North eastern Laos is rugged, mountainous, remote and a bit tricky to navigate – until a few years ago, parts of it had no proper road links with the rest of the country and a couple of provinces were still not entirely safe due to anti-governement insurgency by Hmong guerillas. Also, it’s littered with unexploded bombs, so in recent years it hasn’t really attracted the visitors in droves. The roads are there now though, just about, and the guerillas are gone, and the bombs aren’t under any footpaths, so we’ve been able to spend the past week or so in this gorgeous, peaceful area – an absolute bugger to get to but well worth the effort.
The first stop was Phonsovan, which we reached from Nong Khiaw in a mere eight hours thanks to a juggernaut of a bus that rattled like a toolbox but was big enough to scare everything else off the road. Phonsovan is a quiet little provincial town that attracts a modest crowd of visitors for two main reasons – old jars and old bombs. We saw lots of both.
The Plain of Jars is a series of archeological sites surrounding Phonsovan that have had boffins scratching their heads for ages. Each site is dotted with hundreds of huge stone jars, but nobody can figure out what they were used for – burial urns, primitive brewing devices and cooking vats are a few of the more sensible theories but, due to the absence of any organic evidence like bones or food, they haven’t even been dated accurately, let alone neatly categorized and explained by a team of smug looking museum geeks. We took a sweaty cycle ride to the largest site, an eerily quiet expanse of grass scattered with about 300 jars, and had a picnic while staring down the hill, trying to imagine what on earth would possess anyone to go to the trouble of building so many massive squat toilets in one area. Perhaps the chillis were hotter in those days. The plain itself was disconcertingly atmospheric and scarred here and there with enormous craters…which brings me on to Phonsovan’s second dubious claim to fame – the bombs.

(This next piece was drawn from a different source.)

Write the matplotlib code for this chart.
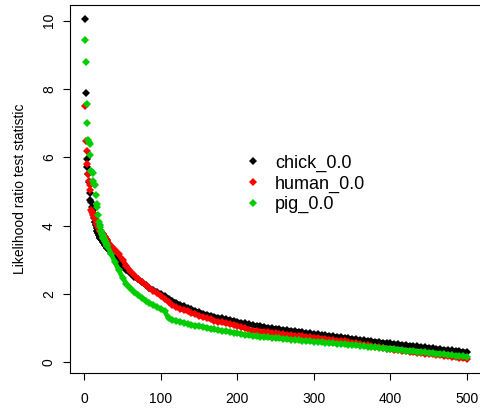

In 1964, when the United States government escalated the war in Vietnam by ordering covert bombing missions to target Lao and Cambodian territory, the Plain of Jars was a primary strategic target. Between 1964 and 1973 the US air force conducted more than half a million missions over Laos, depositing 200 million tons’ worth of ordinance, one third of which failed to detonate. In consequence, the Plain of Jars and the surrounding countryside – most of which is owned by subsistence farmers – is littered with unexoploded ordinance (UXO), which is estimated to have killed more than 30,000 people since the end of the war in 1973, one third of them children (who often collect scrap war metal for cash).
Apart from the craters, Phonsovan and the surrounds are decorated by countless material reminders of the war – rifle cartridge key rings, missile shell flower boxes, tools bashed out of discarded helmets, even houses are supported by old artillery shells. We visited the local office of the Mines Advisory Group, a Manchester based NGO which undertakes UXO clearance work here, and learned more stats than you would ever care to know about this ongoing legacy. For example: from 1964 to 1973, more ordinance fell on Laos than fell in Europe during the entirety of the second World War. MAG estimates that at current rate of clearance it will take roughly 100 years to make the area safe.
With those stats ringing in our ears we took the (worst) bus (in Asia) from Phonsovan to Sam Neua – only 200km as the crow flies, but it took nearly 9 hours to chug and heave our way through the mountains, averaging a speed of 20km per hour up the steep uphill sections and ramping up to a heady 35km per hour on the rare downhill stretches. The road was a sinuous, narrow tarmac strip just wide enough for two vehicles to pass or overtake, hugging the edge of steep hilltops on one side and shaded by swathes of giant fern and bamboo on the other – gorgeous, and a bit scary.
From there, after a night’s recovery, we took yet another bus to nearby Vieng Xai, a peaceful, sleepy little town with a revolutionary history. The town is surrounded by dozens of deep limestone caves which used to be the secret city of the Pathet Lao, the communist revolutionaries who fought a civil war on the ground against the US backed Royal Lao Army while the US airforce bombarded them from the sky. From the beginning fo the secret war in 1964, Vieng Xai became the epicentre of political and military resitance and, in 1973, was briefly hailed as the capital of the liberated zone until the victorious Pathet Lao (whose politial arm still runs the country today) were able to move into Vientiane. The caves themselves have barely been touched since the Polit Bureau members moved out: they are unbelievably eerie, especially the sealed rooms containing massive Soviet oxygen machines in case of a gas attack, and the more homely touches include a bust of Lenin and a portrait of Che Guevara – essential decor for communists and students the world over. Wandering round the meeting rooms, kitchens, offices and gas chambers while the rain hammered down outside was not an experience I’ll forget in a hurry.